Y a-t-il eu persécution des Juifs dans le monde Arabo-Musulman avant le colonialisme et le sionisme ? Clairement, rien de comparable avec ce qu'ils ont subi en pays chrétien. Comme d'autres « religions du livre », dans le monde musulman, les Juifs ont un statut, certes « inférieur » [3], mais qui est quand même une forme de protection. Il y a eu des moments de tension comme au moment de l'invasion Almohade en Andalousie (qui a provoqué l'exode de nombreux Juifs Andalous vers l'Espagne Chrétienne), mais ces tensions n'ont eu aucun caractère spécifique anti-Juif.
L'antisémitisme racial
C'est paradoxalement « l'émancipation » des Juifs, leur sortie du ghetto et leur accès à la citoyenneté, phénomène qui commence en Allemagne puis en France au XVIIIe siècle qui vont permettre le passage de l'antijudaïsme chrétien à l'antisémitisme moderne tout en conservant les stéréotypes anciens sur l'argent, le cosmopolitisme, la volonté de diriger le monde ...
Des Juifs se convertissent ou s'éloignent de la religion. On peut donc dire qu'en Europe, l'identité juive n'est plus essentiellement religieuse depuis plus de deux siècles. Devenus « invisibles », les Juifs représentent un obstacle face aux différents nationalismes européens qui émergent dans les empires multinationaux et rêvent de construire des nations ethniquement pures. Le Juif est à la fois celui qui est très proche par le lieu de vie, par la langue, par la culture et qui a en même temps une insupportable différence et est considéré comme « inassimilable ». Tous les nationalismes qui privilégient la Nation et l'ethnie par rapport à la citoyenneté, sont antisémites. C'est à cette époque que naît la classification des peuples en « races », la « race sémitique » étant considérée comme inférieure à « l'Aryenne ».
Dans l'Empire Russe où vivent 60% des Juifs du monde entier vers 1880, ceux-ci sont massivement des prolétaires (ouvriers, artisans, colporteurs) et beaucoup d'entre eux sont gagnés par les idées révolutionnaires. L'antisémitisme s'ajoute à un véritable conflit de classe. Le régime tsariste organise des pogroms meurtriers pour essayer de détourner la colère populaire. En France, l'affaire Dreyfus fait de l'antisémitisme une question nationale. On peut en tirer deux conclusions : à cette époque, la moitié de la société est antisémite. On peut aussi constater qu'il est possible de vaincre les antisémites.
Après la guerre de 14, un véritable consensus s'installe en Europe.

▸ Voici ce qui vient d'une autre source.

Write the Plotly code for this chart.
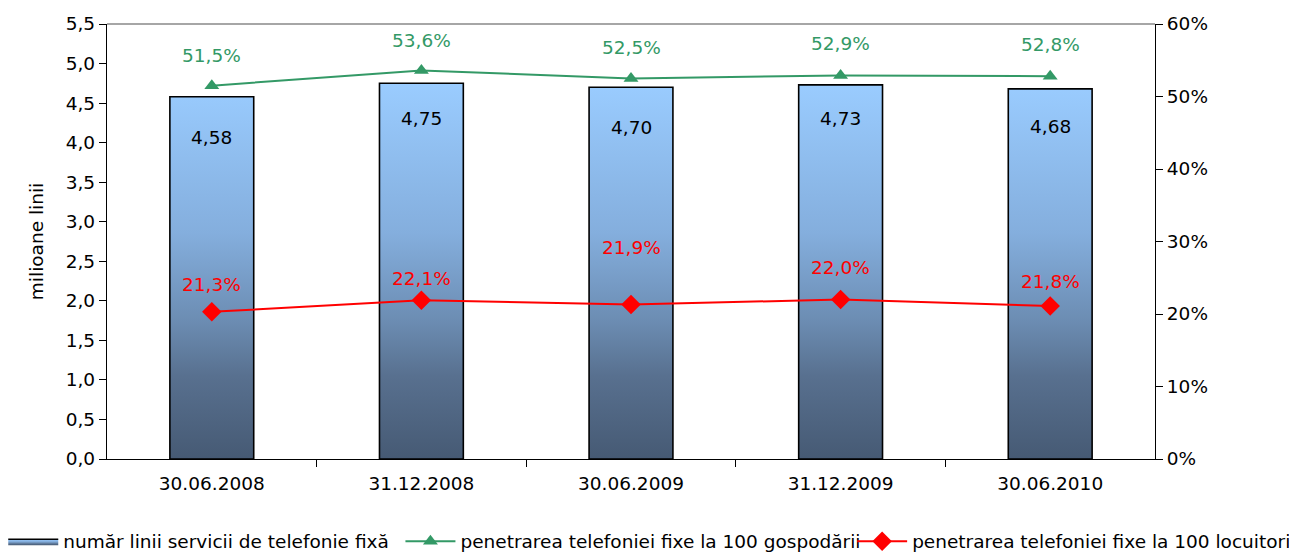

Les Juifs sont considérés comme responsables de tout : la guerre, la crise économique, la corruption, la Révolution ... Un grand nombre d'intellectuels délirent sur la pureté et rivalisent dans l'antisémitisme le plus agressif. Les lois permettent cette explosion publique de haine. L'avènement du Nazisme a lieu dans un large consensus et dans ce consensus, il y a l'élimination des Juifs. Le Nazisme triomphe dans un pays dont les Juifs avaient adopté la culture et où ils formaient une partie importante de « l'intelligentsia ». Pour s'imposer, les Nazis ont fréquemment assimilé les Juifs et les Bolcheviques. Aucune tentative de minimiser, de relativiser ou « d'euphémiser » le génocide nazi n'est tolérable. Il s'agit bien du rassemblement de toute l'énergie d'un état moderne pour exterminer un peuple et la moitié des Juifs européens y ont perdu la vie. Parmi les morts, beaucoup étaient peu ou pas du tout croyants. La question religieuse a joué un rôle secondaire dans la rationalité meurtrière des Nazis. Auschwitz symbolise l'aboutissement de l'antisémitisme racial et c'est bien parce que la réalité est « indicible » qu'une poignée de révisionnistes essaie aujourd'hui de la nier. Les Juifs en ont gardé un immense traumatisme et la peur « que ça recommence ».